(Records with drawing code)
━━━━━━━━

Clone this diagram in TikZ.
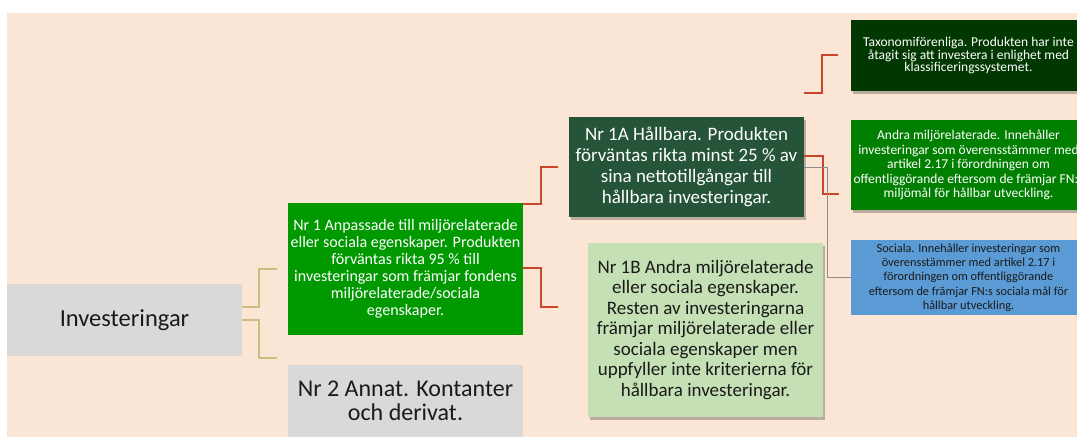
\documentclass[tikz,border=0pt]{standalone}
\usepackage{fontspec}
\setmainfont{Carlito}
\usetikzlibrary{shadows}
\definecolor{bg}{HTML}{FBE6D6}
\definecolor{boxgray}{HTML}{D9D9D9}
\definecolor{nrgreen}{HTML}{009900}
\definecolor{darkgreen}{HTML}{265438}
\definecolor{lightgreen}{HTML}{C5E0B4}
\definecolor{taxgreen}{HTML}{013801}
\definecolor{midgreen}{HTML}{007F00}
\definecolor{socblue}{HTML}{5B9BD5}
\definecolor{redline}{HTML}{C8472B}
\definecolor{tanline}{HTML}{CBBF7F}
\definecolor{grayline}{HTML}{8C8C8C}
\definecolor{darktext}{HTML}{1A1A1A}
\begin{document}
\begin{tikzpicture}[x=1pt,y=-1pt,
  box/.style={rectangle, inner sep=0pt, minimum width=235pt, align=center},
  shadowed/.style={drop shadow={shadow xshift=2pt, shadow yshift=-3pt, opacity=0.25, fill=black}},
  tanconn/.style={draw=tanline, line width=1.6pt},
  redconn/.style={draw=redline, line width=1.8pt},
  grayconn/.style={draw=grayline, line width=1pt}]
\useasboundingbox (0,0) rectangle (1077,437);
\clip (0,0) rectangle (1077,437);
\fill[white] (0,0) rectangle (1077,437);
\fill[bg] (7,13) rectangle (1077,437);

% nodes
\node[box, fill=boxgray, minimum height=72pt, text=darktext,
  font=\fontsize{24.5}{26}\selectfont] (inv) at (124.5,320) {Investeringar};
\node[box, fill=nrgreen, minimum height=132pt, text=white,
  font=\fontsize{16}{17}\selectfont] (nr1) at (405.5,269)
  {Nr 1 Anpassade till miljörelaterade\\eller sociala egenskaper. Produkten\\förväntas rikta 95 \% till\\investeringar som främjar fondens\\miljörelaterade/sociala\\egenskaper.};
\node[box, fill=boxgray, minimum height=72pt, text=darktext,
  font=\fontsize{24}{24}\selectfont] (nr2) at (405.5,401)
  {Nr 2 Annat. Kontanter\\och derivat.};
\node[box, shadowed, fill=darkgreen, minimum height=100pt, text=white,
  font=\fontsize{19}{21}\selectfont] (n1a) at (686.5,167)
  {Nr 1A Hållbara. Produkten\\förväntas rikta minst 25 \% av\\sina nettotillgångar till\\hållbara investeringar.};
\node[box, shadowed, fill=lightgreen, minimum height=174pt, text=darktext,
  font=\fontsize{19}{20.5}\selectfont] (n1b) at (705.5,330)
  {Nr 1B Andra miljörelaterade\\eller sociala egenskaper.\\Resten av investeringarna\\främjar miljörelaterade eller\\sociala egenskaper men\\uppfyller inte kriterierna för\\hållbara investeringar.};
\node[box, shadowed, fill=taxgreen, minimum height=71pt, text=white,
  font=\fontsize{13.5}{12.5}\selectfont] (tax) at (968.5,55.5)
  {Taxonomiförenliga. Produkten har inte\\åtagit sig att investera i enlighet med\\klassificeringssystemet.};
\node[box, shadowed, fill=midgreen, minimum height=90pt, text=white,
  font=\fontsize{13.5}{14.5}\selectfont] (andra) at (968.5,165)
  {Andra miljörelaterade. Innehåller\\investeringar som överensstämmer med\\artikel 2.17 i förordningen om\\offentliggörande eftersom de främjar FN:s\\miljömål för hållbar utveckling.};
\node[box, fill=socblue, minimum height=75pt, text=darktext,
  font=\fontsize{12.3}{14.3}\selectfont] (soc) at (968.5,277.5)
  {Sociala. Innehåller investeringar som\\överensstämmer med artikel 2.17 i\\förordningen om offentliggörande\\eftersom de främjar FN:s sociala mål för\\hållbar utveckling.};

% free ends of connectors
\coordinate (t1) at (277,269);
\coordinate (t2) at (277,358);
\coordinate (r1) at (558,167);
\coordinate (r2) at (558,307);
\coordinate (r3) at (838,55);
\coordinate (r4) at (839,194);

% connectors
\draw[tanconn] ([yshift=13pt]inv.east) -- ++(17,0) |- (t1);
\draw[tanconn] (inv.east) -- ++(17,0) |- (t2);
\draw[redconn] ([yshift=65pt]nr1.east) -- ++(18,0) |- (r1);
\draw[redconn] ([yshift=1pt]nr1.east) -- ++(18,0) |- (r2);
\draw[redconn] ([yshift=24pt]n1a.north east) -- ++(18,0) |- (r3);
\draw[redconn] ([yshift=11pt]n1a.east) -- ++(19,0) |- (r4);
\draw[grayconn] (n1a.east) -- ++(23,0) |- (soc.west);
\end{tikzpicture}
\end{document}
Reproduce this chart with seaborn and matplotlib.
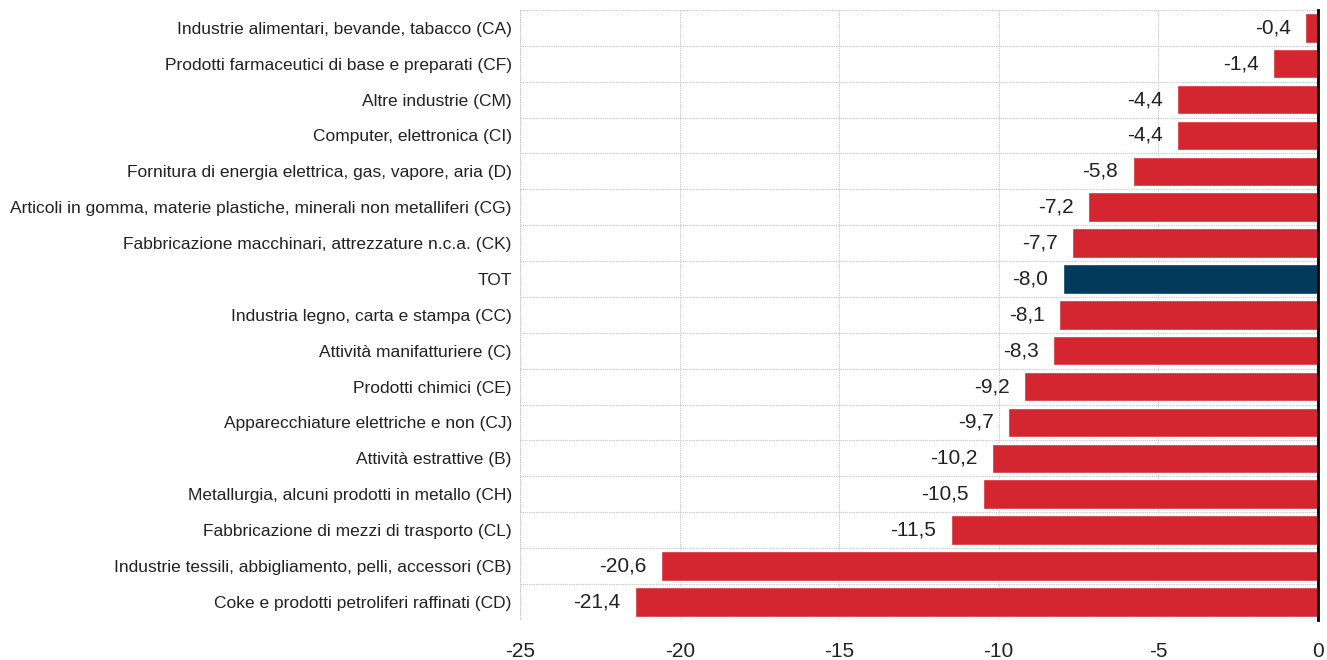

━━━━━━━━

## WRITTEN INSTRUCTION
Could the lines from the top of the material through the line with "(7,13) rectangle (1077,437);" be repeated exactly, pictures left out?

## EXPECTED OUTPUT
Clone this diagram in TikZ.
\documentclass[tikz,border=0pt]{standalone}
\usepackage{fontspec}
\setmainfont{Carlito}
\usetikzlibrary{shadows}
\definecolor{bg}{HTML}{FBE6D6}
\definecolor{boxgray}{HTML}{D9D9D9}
\definecolor{nrgreen}{HTML}{009900}
\definecolor{darkgreen}{HTML}{265438}
\definecolor{lightgreen}{HTML}{C5E0B4}
\definecolor{taxgreen}{HTML}{013801}
\definecolor{midgreen}{HTML}{007F00}
\definecolor{socblue}{HTML}{5B9BD5}
\definecolor{redline}{HTML}{C8472B}
\definecolor{tanline}{HTML}{CBBF7F}
\definecolor{grayline}{HTML}{8C8C8C}
\definecolor{darktext}{HTML}{1A1A1A}
\begin{document}
\begin{tikzpicture}[x=1pt,y=-1pt,
  box/.style={rectangle, inner sep=0pt, minimum width=235pt, align=center},
  shadowed/.style={drop shadow={shadow xshift=2pt, shadow yshift=-3pt, opacity=0.25, fill=black}},
  tanconn/.style={draw=tanline, line width=1.6pt},
  redconn/.style={draw=redline, line width=1.8pt},
  grayconn/.style={draw=grayline, line width=1pt}]
\useasboundingbox (0,0) rectangle (1077,437);
\clip (0,0) rectangle (1077,437);
\fill[white] (0,0) rectangle (1077,437);
\fill[bg] (7,13) rectangle (1077,437);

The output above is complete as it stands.